MRAB python at mrabarnett.plus.com
Mon Oct 15 00:08:25 CEST 2012


On 2012-10-14 22:06, Joshua Landau wrote:
> On 14 October 2012 20:57, Mike Meyer <mwm at mired.org
> <mailto:mwm at mired.org>> wrote:
>
>     On Sun, 14 Oct 2012 07:40:57 +0200
>     Yuval Greenfield <ubershmekel at gmail.com
>     <mailto:ubershmekel at gmail.com>> wrote:
>
>      > On Sun, Oct 14, 2012 at 2:04 AM, MRAB <python at mrabarnett.plus.com
>     <mailto:python at mrabarnett.plus.com>> wrote:
>      >
>      > > If it's more than one codepoint, we could prefix with the
>     length of the
>      > > codepoint's name:
>      > >
>      > > def __12CIRCLED_PLUS__(x, y):
>      > >     ...
>      > >
>      > >
>      > That's a bit impractical, and why reinvent the wheel?
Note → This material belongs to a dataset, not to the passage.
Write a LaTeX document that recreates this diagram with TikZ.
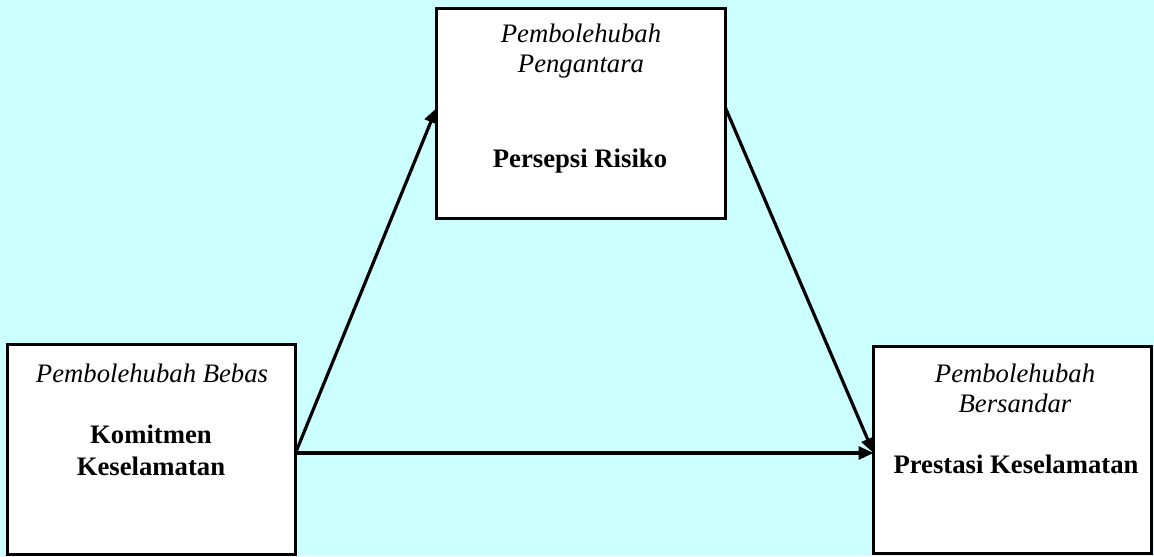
\documentclass[tikz,border=0pt]{standalone}
\usepackage{fontspec}
\setmainfont{Liberation Serif}
\usetikzlibrary{arrows.meta}
\definecolor{bgcyan}{HTML}{CCFFFF}
\begin{document}
\begin{tikzpicture}[x=0.5pt,y=-0.5pt,
  box/.style={draw=black,fill=white,line width=1.6pt,rectangle,inner sep=0pt,outer sep=0pt},
  lbl/.style={anchor=base,inner sep=0pt,font=\fontsize{13.35}{15}\selectfont\itshape},
  ttl/.style={anchor=base,inner sep=0pt,font=\fontsize{13.35}{16}\selectfont\bfseries},
  arr/.style={line width=1.6pt,-{Triangle[length=7.5pt,width=6.5pt]}}]
\fill[bgcyan] (0,0) rectangle (1154,556);
\useasboundingbox (0,0) rectangle (1154,556);
% boxes
\node[box,minimum width=144pt,minimum height=105pt] (L) at (151.5,449.5) {};
\node[box,minimum width=144.5pt,minimum height=105pt] (T) at (581,113.5) {};
\node[box,minimum width=139pt,minimum height=103.5pt] (R) at (1012.5,450) {};
% texts
\node[lbl] (Lt) at (152,382) {Pembolehubah Bebas};
\node[ttl] (Lb1) at (151,443) {Komitmen};
\node[ttl] (Lb2) at (151,475) {Keselamatan};
\node[lbl] (Tt1) at (581,43) {Pembolehubah};
\node[lbl] (Tt2) at (581,73) {Pengantara};
\node[ttl] (Tb) at (580,167) {Persepsi Risiko};
\node[lbl] (Rt1) at (1015,382) {Pembolehubah};
\node[lbl] (Rt2) at (1015,412) {Bersandar};
\node[ttl] (Rb) at (1016,473) {Prestasi Keselamatan};
% connectors
\coordinate (ylow) at (0,453);
\coordinate (yhigh) at (0,108);
\coordinate (S) at (L.east |- ylow);
\draw[arr] (S) -- (R.west |- ylow);
\draw[arr] (S) -- (T.west |- yhigh);
\draw[arr] (T.east |- yhigh) -- (R.west |- ylow);
\end{tikzpicture}
\end{document}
I'd much
>     rather:
>      >
>      > def \u2295(x, y):
>      >     ....
>      >
>      > So readable I want to read it twice. And that's not legal python
>     today so
>      > we don't break backwards compatibility!
>
>     Yes, but we're defining an operator for instances of the class, so it
>     needs the 'special' method marking:
>
>     def __\u2295__(self, other):
>
>     Now *that's* pretty!
>
>          <mike
>
>
> I much preferred your first choice:
> def __$⊕__(self, other):
>
> But to keep the "$" unused we can write:
> def __op_⊕__(self, other):
> (new methods will take precedence over the older __add__ and so forth)
>
> What we can do then is use the "\u" syntax to let people without unicode
> editors have accessibility:
> def __op_\u2295__(self, other):
> ...later in the code...
> new = first \u2295 second
>
> Which adds consistency whereas before we could only use that in
> specific circumstances (inside strings), reducing cognitive burden.
>
I don't think we should change what happens inside a string literal.

Consider what would happen if you wanted to write "\\u0190". It would
convert that into "\Ɛ".

IIRC, Java can suffer from that kind of problem because \uXXXX is
treated as that codepoint wherever it occurs.